But no one asked me to enumerate my top five reasons the campaign failed.  I merely included a list of things that initially came to mind.  Let’s deal with women in combat now.  Gulliver’s response drips with sarcasm even after his incorrect assumptions concerning my list of reasons that the Russians lost.  But it remains undisputed that there were women in combat billets in the Russian campaign, and it remains undisputed that there were a large number of lower extremity injuries and that this led to a large number of ineffective units.

Marine in Helmand suffering under a heavy combat load, way more than 100 pounds.

But there is more to discuss on this issue.  As regular readers know, we have followed the dismounted campaign by the U.S. Marines in the Helmand Province.  CBS reporter Lara Logan has seen the Marines in Helmand without an ounce of fat on their bodies, and she has even expressed concern over their health.  When my son deployed to Fallujah he was so slim and muscular that I wondered how he would lose any weight whatsoever, as there was no weight to lose.  The only way he lost 20 or 30 pounds was the same way the Marines in Helmand do it.  The body turns on itself and begins eating muscle for energy.  I am a weight lifter and I know how to avoid this, i.e., I know when to stop my workout because I am no longer helping my body.  It’s actually dangerous, although Ms. Logan doesn’t know how to express it.  The body hurts itself when it begins using muscle and internal organs for energy.

Here is a test question.  We have discussed the Marines carrying 120 pounds on their back in 120 F heat in Helmand, patrolling all day and even conducting squad rushes with this weight.  Now for the question for the readers.  How many of you – raise your hands now – believe that women could carry 120 pounds in 120 F heat all day in Helmand and then conduct squad rushes?  You can answer in the comments – it’s okay.  But if you answer yes, you are also required to tell us what kind of dope you’ve been smoking.  You see, we all know what the honest answer to this question is, even if Gulliver doesn’t admit that he does.

Now let’s close with a little examination of what the Democrats think about special forces, special operations forces, and women in combat billets.  I support women in the military, and one example of such a role would be the use of female Marines to interact with Afghan women after terrain has been seized.  But the Democrats in Congress ( hereafter Dems) wanted something different for the Army.  Hence, women occupy combat billets in the Army.

The Dems want their social experiments and projects, but even they know that there has to be a boundary for this.  Michael Fumento has a good article on the Dems’ love of SF and SOF and their promise to expand the SF.  I have weighed in on the cult of Special Forces, so I won’t reiterate my issues with the Dems’ proposal or Michael Fumento’s prose here.

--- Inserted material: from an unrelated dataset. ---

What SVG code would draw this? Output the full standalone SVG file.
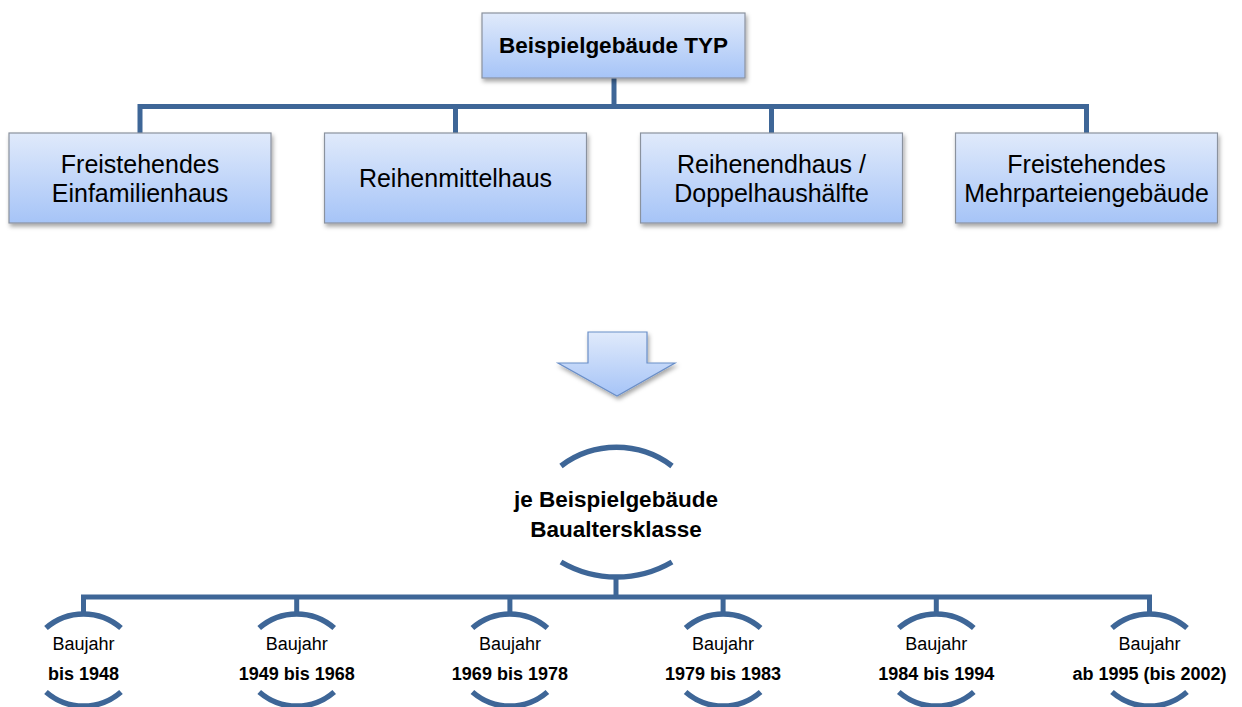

The point is that SF are deployed all over the globe.  They are involved in black operations that are never seen, never heard of, and are not subject to the Dems’ social experiments.  The Dems know this and they want it that way.  Women are not allowed in combat billets, not in the Special Forces, not in the Special Operations Forces, and not in Marine infantry.  The Dems want their programs, but they also want to know that they can call on infantry to do the job of infantry, so they restrict their own programs to known boundaries.  I challenged those boundaries and believe that they should not allow women in Army infantry.  The Dems include women in Army infantry.  But they stop there.  Not the Marines, and not Army SF.

There you have it.  They are at the best simply not forthcoming, and at the worst, disingenuous liars.  The truth gets spoken in quiet circles when no one but the power brokers are listening.  The public hears what the power brokers want them to hear.  One piece of that tripe is that there is no difference between men and women in the military.  They know better, but don’t want you to know that they know.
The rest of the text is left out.